● **What is required**:
Your output is the lines from the first one to the one containing "const yTicks = [-2, -1, 0, 1, 2, 3, 4, 5]", repeated exactly, with images left out.

● **Data for the task**:
▼

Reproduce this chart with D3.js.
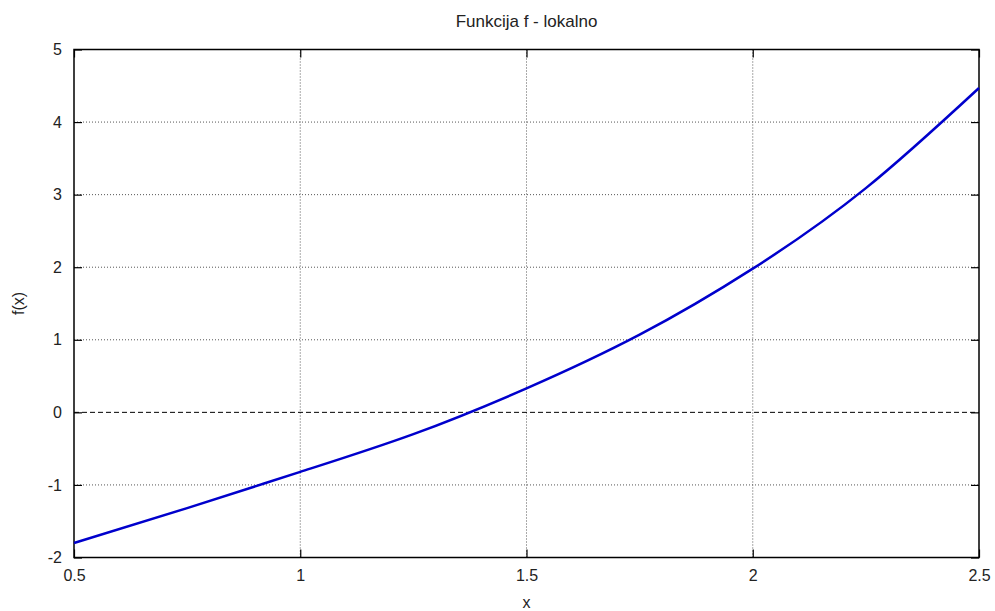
<!DOCTYPE html>
<html>
<head>
<meta charset="utf-8">
<script src="https://cdn.jsdelivr.net/npm/d3@7"></script>
<style>
  body { margin: 0; background: #fff; }
  text { font-family: "Liberation Sans", Arial, sans-serif; fill: #222; }
</style>
</head>
<body>
<div id="chart"></div>
<script>
// curve values
const xs = [0.5, 0.75, 1, 1.25, 1.5, 1.75, 2, 2.25, 2.5]
const fx = [-1.80, -1.32, -0.82, -0.30, 0.33, 1.07, 1.98, 3.09, 4.47]
const xTicks = [0.5, 1, 1.5, 2, 2.5]
const yTicks = [-2, -1, 0, 1, 2, 3, 4, 5]

const W = 995
const H = 611
const margin = { top: 49.5, right: 16, bottom: 53.5, left: 74 }
const w = W - margin.left - margin.right
const h = H - margin.top - margin.bottom

const svg = d3.select('#chart').append('svg')
  .attr('width', W)
  .attr('height', H)

const g = svg.append('g')
  .attr('transform', 'translate(' + margin.left + ',' + margin.top + ')')

const x = d3.scaleLinear().domain([0.5, 2.5]).range([0, w])
const y = d3.scaleLinear().domain([-2, 5]).range([h, 0])

// grid, dotted
g.selectAll('.gx')
  .data(xTicks.filter(d => d > 0.5 && d < 2.5))
  .enter().append('line')
  .attr('x1', d => x(d)).attr('x2', d => x(d))
  .attr('y1', 0).attr('y2', h)
  .attr('stroke', '#555').attr('stroke-width', 1)
  .attr('stroke-dasharray', '1,2')

g.selectAll('.gy')
  .data(yTicks.filter(d => d > -2 && d < 5 && d !== 0))
  .enter().append('line')
  .attr('x1', 0).attr('x2', w)
  .attr('y1', d => y(d)).attr('y2', d => y(d))
  .attr('stroke', '#555').attr('stroke-width', 1)
  .attr('stroke-dasharray', '1,2')

// zero line
g.append('line')
  .attr('x1', 0).attr('x2', w)
  .attr('y1', y(0)).attr('y2', y(0))
  .attr('stroke', '#000').attr('stroke-width', 1)
  .attr('stroke-dasharray', '5,3')

// axes with inward ticks, plain hyphen for minus
const fmt = d => String(d)
const tick = 8
g.append('g').attr('transform', 'translate(0,' + h + ')')
  .call(d3.axisBottom(x).tickValues(xTicks).tickSize(-tick).tickPadding(12).tickFormat(fmt))
g.append('g')
  .call(d3.axisTop(x).tickValues(xTicks).tickSize(-tick).tickFormat(''))
g.append('g')
  .call(d3.axisLeft(y).tickValues(yTicks).tickSize(-tick).tickPadding(12).tickFormat(fmt))
g.append('g').attr('transform', 'translate(' + w + ',0)')
  .call(d3.axisRight(y).tickValues(yTicks).tickSize(-tick).tickFormat(''))

g.selectAll('.domain').remove()
g.selectAll('.tick line').attr('stroke', '#000').attr('stroke-width', 1.2)
g.selectAll('.tick text').style('font-size', '16px').attr('fill', '#222')

g.append('rect')
  .attr('width', w).attr('height', h)
  .attr('fill', 'none').attr('stroke', '#000').attr('stroke-width', 1.5)

// the curve
const pts = xs.map((d, i) => [d, fx[i]])
g.append('path')
  .datum(pts)
  .attr('fill', 'none')
  .attr('stroke', '#0000cc')
  .attr('stroke-width', 2.5)
  .attr('d', d3.line().x(d => x(d[0])).y(d => y(d[1])).curve(d3.curveNatural))

// labels
svg.append('text')
  .attr('x', margin.left + w / 2).attr('y', 27)
  .attr('text-anchor', 'middle').style('font-size', '17px')
  .text('Funkcija f - lokalno')

svg.append('text')
  .attr('x', margin.left + w / 2).attr('y', 608)
  .attr('text-anchor', 'middle').style('font-size', '16px')
  .text('x')

svg.append('text')
  .attr('transform', 'translate(24,' + (margin.top + h / 2) + ') rotate(-90)')
  .attr('text-anchor', 'middle').style('font-size', '16px')
  .text('f(x)')
</script>
</body>
</html>
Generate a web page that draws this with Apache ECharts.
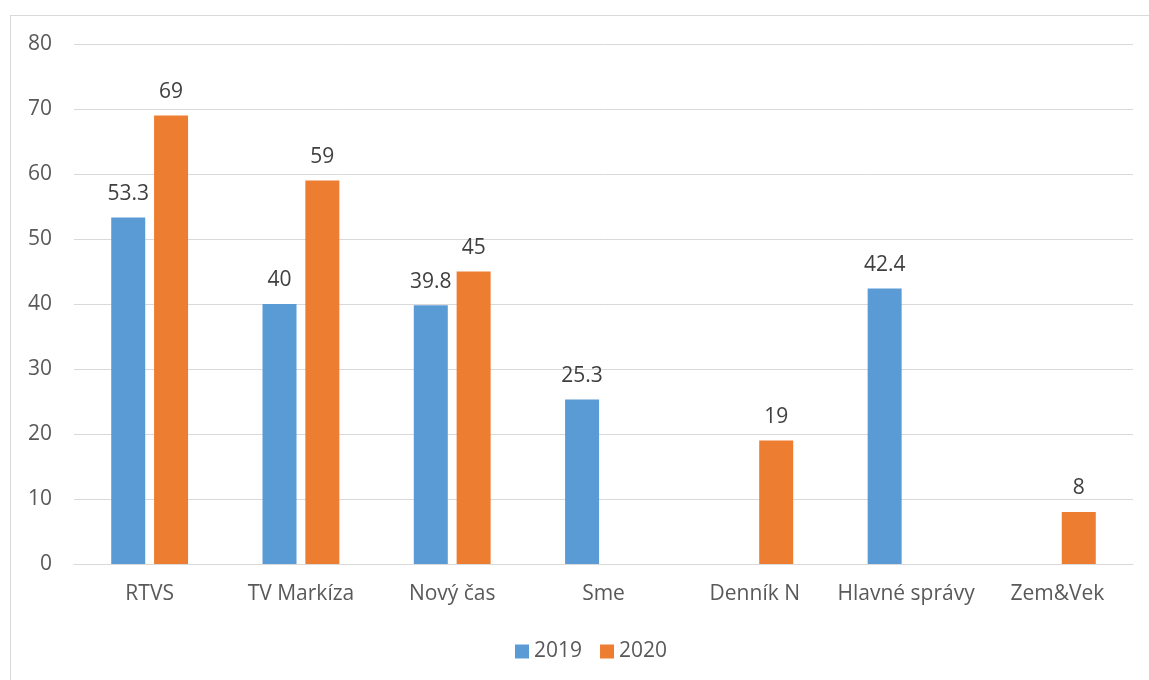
<!DOCTYPE html>
<html>
<head>
<meta charset="utf-8">
<script src="https://cdn.jsdelivr.net/npm/echarts@6/dist/echarts.min.js"></script>
<style>
  html, body { margin: 0; padding: 0; background: #fff; }
  #frame { position: absolute; left: 10px; top: 15px; width: 1200px; height: 700px; border: 1px solid #d9d9d9; }
  #chart { position: absolute; left: 0; top: 0; width: 1149px; height: 680px; }
</style>
</head>
<body>
<div id="frame"></div>
<div id="chart"></div>
<script>
// data
const categories = ['RTVS', 'TV Markíza', 'Nový čas', 'Sme', 'Denník N', 'Hlavné správy', 'Zem&Vek']
const values2019 = [53.3, 40, 39.8, 25.3, '-', 42.4, '-']
const values2020 = [69, 59, 45, '-', 19, '-', 8]
const seriesNames = ['2019', '2020']

const textColor = '#595959'
const fontFamily = '"Open Sans", sans-serif'

const chart = echarts.init(document.getElementById('chart'))

const label = {
  show: true,
  position: 'top',
  distance: 13,
  color: '#404040',
  fontSize: 21,
  fontFamily: fontFamily
}

chart.setOption({
  animation: false,
  textStyle: { fontFamily: fontFamily },
  grid: { left: 74, right: 16, top: 44, bottom: 116 },
  legend: {
    top: 636,
    left: 510,
    itemWidth: 14,
    itemHeight: 14,
    itemGap: 18,
    icon: 'rect',
    textStyle: { color: textColor, fontSize: 21, fontFamily: fontFamily },
    data: seriesNames
  },
  xAxis: {
    type: 'category',
    data: categories,
    axisLine: { lineStyle: { color: '#d9d9d9', width: 1 } },
    axisTick: { show: false },
    axisLabel: { color: textColor, fontSize: 21, margin: 20, interval: 0 }
  },
  yAxis: {
    type: 'value',
    min: 0,
    max: 80,
    interval: 10,
    axisLine: { show: false },
    axisTick: { show: false },
    axisLabel: { color: textColor, fontSize: 21, margin: 22 },
    splitLine: { lineStyle: { color: '#d9d9d9', width: 1 } }
  },
  series: [
    {
      name: seriesNames[0],
      type: 'bar',
      data: values2019,
      barWidth: 34,
      barGap: '26%',
      itemStyle: { color: '#5B9BD5' },
      label: label
    },
    {
      name: seriesNames[1],
      type: 'bar',
      data: values2020,
      barWidth: 34,
      itemStyle: { color: '#ED7D31' },
      label: label
    }
  ]
})
</script>
</body>
</html>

▲

● **Reply to the task**:
Reproduce this chart with D3.js.
<!DOCTYPE html>
<html>
<head>
<meta charset="utf-8">
<script src="https://cdn.jsdelivr.net/npm/d3@7"></script>
<style>
  body { margin: 0; background: #fff; }
  text { font-family: "Liberation Sans", Arial, sans-serif; fill: #222; }
</style>
</head>
<body>
<div id="chart"></div>
<script>
// curve values
const xs = [0.5, 0.75, 1, 1.25, 1.5, 1.75, 2, 2.25, 2.5]
const fx = [-1.80, -1.32, -0.82, -0.30, 0.33, 1.07, 1.98, 3.09, 4.47]
const xTicks = [0.5, 1, 1.5, 2, 2.5]
const yTicks = [-2, -1, 0, 1, 2, 3, 4, 5]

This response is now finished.